The Englewood Police arrived at the Granberg house, with Bobby inside the police car. They stepped out of the car and rang the doorbell, Bobby close behind. Bobby was scared, and he didn’t know what Leonard’s mother would say or do. When she answered, she had a look on her face as if she already knew. When the police told her what had happened to Leonard, she fainted on the floor and the paramedics were called. Bobby just stood there crying, waiting for someone to tell him that everything would be fine, and this hadn’t happened at all.
That boy named Bobby was now sitting across from me at our kitchen table, a grown man and father.
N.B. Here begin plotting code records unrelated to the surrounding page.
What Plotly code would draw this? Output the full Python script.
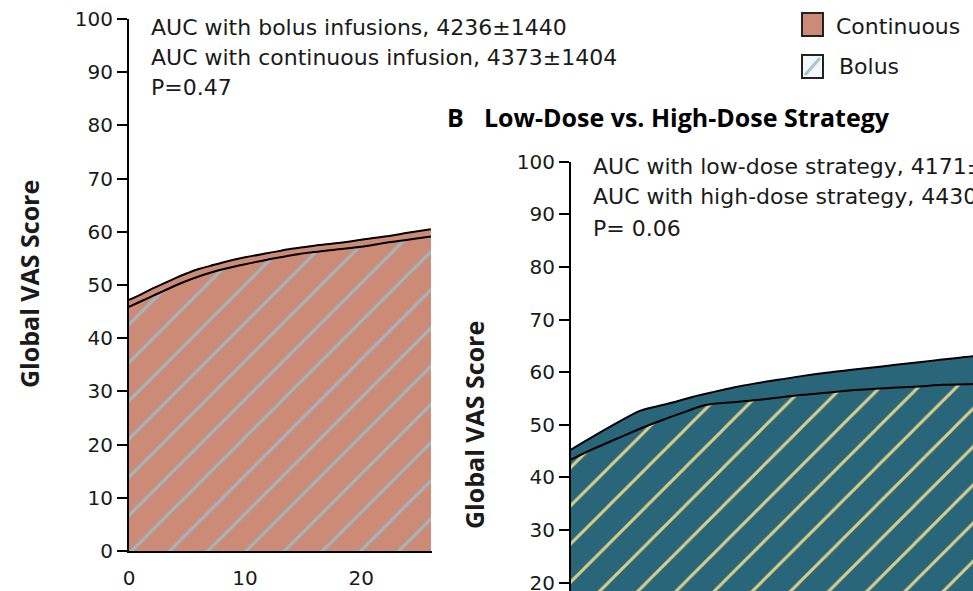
import plotly.graph_objects as go

# ---------------- data ----------------
# Panel A: Bolus vs Continuous infusion (hours, Global VAS score)
a_hours = [0, 1, 2, 3, 4, 5, 6, 7, 8, 10, 12, 14, 16, 18, 20, 22, 24, 26]
a_continuous = [47.2, 48.2, 49.3, 50.3, 51.3, 52.2, 53.0, 53.6, 54.2, 55.2, 56.0, 56.8, 57.4, 57.9, 58.5, 59.1, 59.8, 60.5]
a_bolus = [45.9, 46.9, 47.9, 48.9, 49.9, 50.8, 51.6, 52.3, 52.9, 53.9, 54.8, 55.6, 56.2, 56.7, 57.2, 57.9, 58.5, 59.1]

# Panel B: Low-dose vs High-dose strategy
b_hours = [0, 2, 4, 6, 8, 10, 11, 12, 14, 16, 18, 20, 22, 24, 26, 28, 30, 32, 34, 35]
b_high = [45.3, 47.9, 50.4, 52.7, 53.8, 55.0, 55.6, 56.1, 57.1, 57.9, 58.6, 59.3, 59.9, 60.4, 60.9, 61.4, 61.9, 62.4, 62.9, 63.1]
b_low = [43.4, 45.5, 47.4, 49.3, 51.0, 52.6, 53.4, 53.9, 54.3, 54.7, 55.2, 55.7, 56.1, 56.5, 56.8, 57.1, 57.3, 57.6, 57.7, 57.8]

y_ticks = [0, 10, 20, 30, 40, 50, 60, 70, 80, 90, 100]
a_x_ticks = [0, 10, 20]

a_text = ["AUC with bolus infusions, 4236±1440",
          "AUC with continuous infusion, 4373±1404",
          "P=0.47"]
b_text = ["AUC with low-dose strategy, 4171±1436",
          "AUC with high-dose strategy, 4430±1401",
          "P= 0.06"]
b_title = "Low-Dose vs. High-Dose Strategy"
y_title = "Global VAS Score"
legend_labels = ["Continuous", "Bolus"]

# ---------------- style ----------------
W, H = 973, 591
FONT = "DejaVu Sans"
BFONT = "Open Sans"
SALMON = "#CB8B76"
A_HATCH = "#A3B6BF"
TEAL = "#2A6679"
B_HATCH = "#D9CF8C"
TXT = "#1a1a1a"


def px(x):
    return x / W


def py(y):
    return 1 - y / H


fig = go.Figure()

# Panel A
fig.add_trace(go.Scatter(x=a_hours, y=a_continuous, mode="lines", fill="tozeroy",
                         fillcolor=SALMON, line=dict(color="black", width=2, shape="spline"),
                         xaxis="x", yaxis="y", name="Continuous", showlegend=False))
fig.add_trace(go.Scatter(x=a_hours, y=a_bolus, mode="lines", fill="tozeroy",
                         fillcolor=SALMON,
                         fillpattern=dict(shape="/", fgcolor=A_HATCH, bgcolor=SALMON,
                                          size=27, solidity=0.11, fillmode="replace"),
                         line=dict(color="black", width=2, shape="spline"),
                         xaxis="x", yaxis="y", name="Bolus", showlegend=False))
# small x tick marks detached from axis (as in reference)
fig.add_trace(go.Scatter(x=a_x_ticks, y=[-2.4] * len(a_x_ticks), mode="markers",
                         marker=dict(symbol="line-ns", size=5, color=TXT,
                                     line=dict(width=2, color=TXT)),
                         cliponaxis=False, xaxis="x", yaxis="y", showlegend=False,
                         hoverinfo="skip"))

# Panel B
fig.add_trace(go.Scatter(x=b_hours, y=b_high, mode="lines", fill="tozeroy",
                         fillcolor=TEAL, line=dict(color="black", width=2, shape="spline"),
                         xaxis="x2", yaxis="y2", name="High dose", showlegend=False))
fig.add_trace(go.Scatter(x=b_hours, y=b_low, mode="lines", fill="tozeroy",
                         fillcolor=TEAL,
                         fillpattern=dict(shape="/", fgcolor=B_HATCH, bgcolor=TEAL,
                                          size=27, solidity=0.11, fillmode="replace"),
                         line=dict(color="black", width=2, shape="spline"),
                         xaxis="x2", yaxis="y2", name="Low dose", showlegend=False))

tickfont = dict(family=FONT, size=20, color=TXT)

fig.update_layout(
    template="none",
    width=W, height=H,
    margin=dict(l=0, r=0, t=0, b=0, autoexpand=False),
    paper_bgcolor="white", plot_bgcolor="white",
    showlegend=False,
    xaxis=dict(domain=[px(129), px(432)], range=[0, 26.1], anchor="y", automargin=False,
               showline=True, linecolor="black", linewidth=2, mirror=False,
               tickvals=a_x_ticks, ticks="", ticklabelstandoff=8,
               ticklabeloverflow="allow",
               tickfont=tickfont, showgrid=False, zeroline=False),
    yaxis=dict(domain=[py(551), py(19)], range=[0, 100], anchor="x", automargin=False,
               showline=True, linecolor="black", linewidth=2,
               tickvals=y_ticks, ticks="outside", ticklen=10, tickwidth=1.5,
               ticklabeloverflow="allow",
               tickcolor="black", tickfont=tickfont, showgrid=False, zeroline=False),
    xaxis2=dict(domain=[px(571), 1.0], range=[0, 34.66], anchor="y2", automargin=False,
                visible=False, showgrid=False, zeroline=False),
    yaxis2=dict(domain=[0, py(161.7)], range=[18.42, 100], anchor="x2", automargin=False,
                showline=True, linecolor="black", linewidth=2,
                tickvals=y_ticks, ticks="outside", ticklen=10, tickwidth=1.5,
                ticklabeloverflow="allow",
                tickcolor="black", tickfont=tickfont, showgrid=False, zeroline=False),
)

ann = []
for i, t in enumerate(a_text):
    ann.append(dict(text=t, x=px(149), y=py(27 + 30.5 * i), xref="paper", yref="paper",
                    xanchor="left", yanchor="middle", showarrow=False,
                    font=dict(family=FONT, size=22, color=TXT)))
for i, t in enumerate(b_text):
    ann.append(dict(text=t, x=px(591), y=py(166 + 31 * i), xref="paper", yref="paper",
                    xanchor="left", yanchor="middle", showarrow=False,
                    font=dict(family=FONT, size=22, color=TXT)))
ann.append(dict(text="<b>B</b>", x=px(445), y=py(117), xref="paper", yref="paper",
                xanchor="left", yanchor="middle", showarrow=False,
                font=dict(family=BFONT, size=25, color="black")))
ann.append(dict(text="<b>" + b_title + "</b>", x=px(482), y=py(117), xref="paper", yref="paper",
                xanchor="left", yanchor="middle", showarrow=False,
                font=dict(family=BFONT, size=25, color="black")))
for cx, cy in [(29, 284), (474, 425)]:
    ann.append(dict(text="<b>" + y_title + "</b>", x=px(cx), y=py(cy), xref="paper", yref="paper",
                    xanchor="center", yanchor="middle", textangle=-90, showarrow=False,
                    font=dict(family=BFONT, size=25, color=TXT)))
# legend labels
for (lx, ly), t in zip([(834, 26), (837, 67)], legend_labels):
    ann.append(dict(text=t, x=px(lx), y=py(ly), xref="paper", yref="paper",
                    xanchor="left", yanchor="middle", showarrow=False,
                    font=dict(family=FONT, size=22, color=TXT)))
fig.update_layout(annotations=ann)

shapes = [
    dict(type="rect", xref="paper", yref="paper", x0=px(802), x1=px(823), y0=py(36), y1=py(13),
         fillcolor=SALMON, line=dict(color="#222", width=2)),
    dict(type="rect", xref="paper", yref="paper", x0=px(802), x1=px(823), y0=py(78), y1=py(55),
         fillcolor="#F4F8FA", line=dict(color="#222", width=2)),
    dict(type="line", xref="paper", yref="paper", x0=px(805), x1=px(820), y0=py(75), y1=py(58),
         line=dict(color="#A9C3D1", width=3)),
]
fig.update_layout(shapes=shapes)

fig.write_html("out.html")
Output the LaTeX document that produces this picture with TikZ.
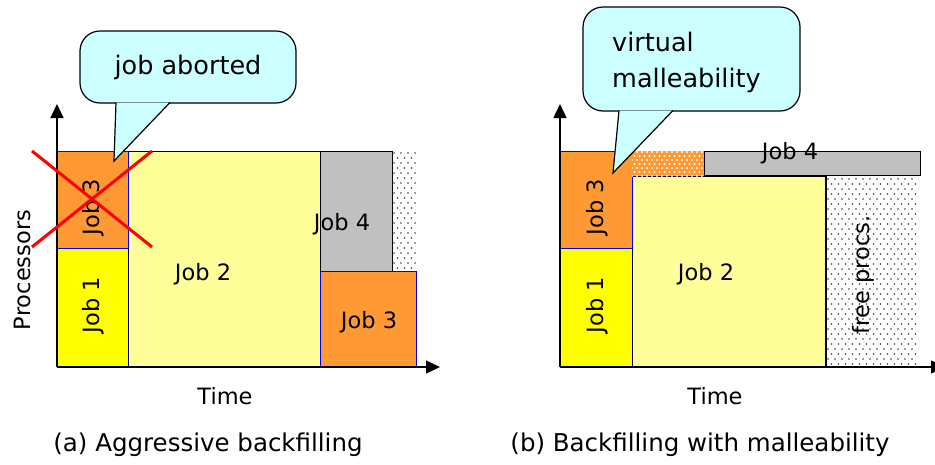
\documentclass[tikz,border=0pt]{standalone}
\usepackage{fontspec}
\setmainfont{DejaVu Sans}
\usetikzlibrary{arrows.meta}
\definecolor{jorange}{RGB}{255,153,51}
\definecolor{jyellow}{RGB}{255,255,0}
\definecolor{jlight}{RGB}{255,255,153}
\definecolor{jgray}{RGB}{192,192,192}
\definecolor{jblue}{RGB}{0,0,255}
\definecolor{jcyan}{RGB}{204,255,255}
\definecolor{jred}{RGB}{255,0,0}
\definecolor{dotgray}{RGB}{60,60,60}
\begin{document}
\begin{tikzpicture}[x=1pt,y=-1pt,
  box/.style={draw=black, line width=1.3pt, inner sep=0pt, anchor=north west},
  bluebox/.style={box, draw=jblue},
  lbl/.style={font=\fontsize{22.5}{24}\selectfont, inner sep=0pt},
  captiontext/.style={font=\fontsize{24.5}{28}\selectfont, inner sep=0pt},
  callfont/.style={font=\fontsize{25.5}{28}\selectfont, inner sep=0pt},
  callbox/.style={draw=black, line width=1.2pt, fill=jcyan, rounded corners=20pt, inner sep=0pt},
  axis/.style={line width=1.4pt, -{Triangle[length=14pt,width=13pt]}},
  crossline/.style={draw=jred, line width=3pt}]
\useasboundingbox (0,0) rectangle (935,464);

% ---------------- Left panel ----------------
\node[box, fill=jlight, minimum width=192pt, minimum height=216pt] (a2) at (128,151) {};
\node[box, fill=jyellow, minimum width=71pt, minimum height=119pt] (a1) at (57,248) {};
\node[bluebox, fill=jorange, minimum width=71pt, minimum height=97pt] (a3) at (57,151) {};
\node[box, fill=jgray, minimum width=72pt, minimum height=120pt] (a4) at (320,151) {};
\node[inner sep=0pt, anchor=north west, minimum width=24pt, minimum height=120pt] (afree) at (392,151) {};
\begin{scope}
  \clip (392,151) rectangle (416,270);
  \foreach \r in {0,...,24} {
    \foreach \c in {0,...,4} {
      \pgfmathsetmacro{\xx}{394+\c*7+mod(\r,2)*3.5}
      \fill[dotgray] (\xx,153+\r*5) circle (0.8);
    }
  }
\end{scope}
\node[bluebox, fill=jorange, minimum width=96pt, minimum height=96pt] (a3b) at (320,271) {};

\node[lbl, rotate=90] (a3t) at (93,207) {Job 3};
\node[lbl, rotate=90] (a1t) at (93,305) {Job 1};
\node[lbl] (a2t) at (203,274) {Job 2};
\node[lbl] (a4t) at (342,224) {Job 4};
\node[lbl] (a3bt) at (369,322) {Job 3};

\coordinate (aO) at (57,367);
\coordinate (aY) at (57,104);
\coordinate (aX) at (440,367);
\draw[axis] (aO) -- (aY);
\draw[axis] (aO) -- (aX);

% callout
\node[callbox, callfont, minimum width=216pt, minimum height=72pt] (ca) at (188,67) {job aborted};
\coordinate (caL) at (116,102.5);
\coordinate (caT) at (114,161);
\coordinate (caR) at (170,102.5);
\fill[jcyan] (caL) -- (caT) -- (caR) -- cycle;
\draw[line width=1.2pt] (caL) -- (caT) -- (caR);

% red cross
\coordinate (x1) at (32,151);
\coordinate (x2) at (152,247);
\coordinate (x3) at (32,247);
\coordinate (x4) at (152,151);
\draw[crossline] (x1) -- (x2);
\draw[crossline] (x3) -- (x4);

\node[lbl, rotate=90] (proc) at (22,270) {Processors};
\node[lbl] (timea) at (225,396) {Time};
\node[captiontext] (capa) at (208,445) {(a) Aggressive backfilling};

% ---------------- Right panel ----------------
\node[box, fill=jlight, minimum width=193pt, minimum height=191pt] (b2) at (632,176) {};
\node[box, fill=jyellow, minimum width=72pt, minimum height=119pt] (b1) at (560,248) {};
\node[bluebox, fill=jorange, minimum width=72pt, minimum height=97pt] (b3) at (560,151) {};
\node[inner sep=0pt, anchor=north west, minimum width=72pt, minimum height=25pt] (bhatch) at (632,151) {};
\begin{scope}
  \clip (632,151) rectangle (704,176);
  \fill[jorange] (632,151) rectangle (704,176);
  \foreach \r in {0,...,6} {
    \foreach \c in {0,...,15} {
      \pgfmathsetmacro{\xx}{632+\c*5+mod(\r,2)*2.5}
      \fill[white] (\xx,152+\r*4) circle (1.1);
    }
  }
\end{scope}
\node[box, fill=jgray, minimum width=216pt, minimum height=24pt] (b4) at (704,151) {};
\node[inner sep=0pt, anchor=north west, minimum width=93pt, minimum height=191pt] (bfree) at (825,176) {};
\begin{scope}
  \clip (825,176) rectangle (918,367);
  \foreach \r in {0,...,38} {
    \foreach \c in {0,...,13} {
      \pgfmathsetmacro{\xx}{828+\c*7+mod(\r,2)*3.5}
      \fill[dotgray] (\xx,179+\r*5) circle (0.8);
    }
  }
\end{scope}
\draw[line width=1.3pt] (b2.north east) -- (b2.south east);

\node[lbl, rotate=90] (b3t) at (597,207) {Job 3};
\node[lbl, rotate=90] (b1t) at (597,305) {Job 1};
\node[lbl] (b2t) at (706,274) {Job 2};
\node[lbl] (b4t) at (790,153) {Job 4};
\node[lbl, rotate=90] (freet) at (863,275) {free procs.};

\coordinate (bO) at (560,367);
\coordinate (bY) at (560,104);
\coordinate (bX) at (945,367);
\draw[axis] (bO) -- (bY);
\draw[axis] (bO) -- (bX);

% callout
\node[callbox, minimum width=217pt, minimum height=104pt] (cb) at (691.5,59) {};
\node[callfont, anchor=west] (cbt1) at (612,42) {virtual};
\node[callfont, anchor=west] (cbt2) at (612,80) {malleability};
\coordinate (cbL) at (619,110.5);
\coordinate (cbT) at (613,173);
\coordinate (cbR) at (673,110.5);
\fill[jcyan] (cbL) -- (cbT) -- (cbR) -- cycle;
\draw[line width=1.2pt] (cbL) -- (cbT) -- (cbR);

\node[lbl] (timeb) at (715,396) {Time};
\node[captiontext] (capb) at (700,445) {(b) Backfilling with malleability};
\end{tikzpicture}
\end{document}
“I never heard from Jake again after the accident. He disappeared. I guess he didn’t want to deal with what had happened.”
Jake Morgan transferred to a different school, away from Bobby. He eventually moved away from the Englewood district, and neither my father, nor my father’s family, ever heard from him again.
Leonard Granberg’s parents relocated and sold their home on Carpenter Street after the accident, and moved to a small town in Wisconsin where their family owned a lumber company. Bobby knew why they had moved away.
After the accident, Bobby, my father, became a different person. For a few years he stayed in, rarely going outside, even at the request of the other neighbors´ kids. He spent most of his time watching my grandparents’ first television set. The accident was something he never spoke of to anyone afterward, at my grandparents’ request.
“They never wanted for me to talk about what happened. I guess your grandparents thought it better that way.”
My father was to go on the El train tomorrow to see his old neighborhood again for the first time in years. It was what I understood about this boy named Bobby, a boy I’d never known before, that he wanted to make it right. He had done everything he could to avoid that place and that memory.
“Now you understand,” he said to me, leaning further across the table to pour some more coffee in his large mug and light another cigarette.
The El arrived at approximately 1:08pm that next day. We boarded through the third entrance and sat on the bottom row, myself facing the window and my father in the passenger’s seat. The train shook back and forth lightly, and a man’s voice came over the intercom: “Next stop, Englewood district.”
The train began to move faster, and my father sighed heavily. I took his hand.
I looked out the window with him, and watched the city move with us both. I would have never known Leonard, but I felt that a part of me already did. I waited and watched outside the window, still holding my father’s hand, and I knew I would finally be able to see the place that Leonard, and my father, had come from.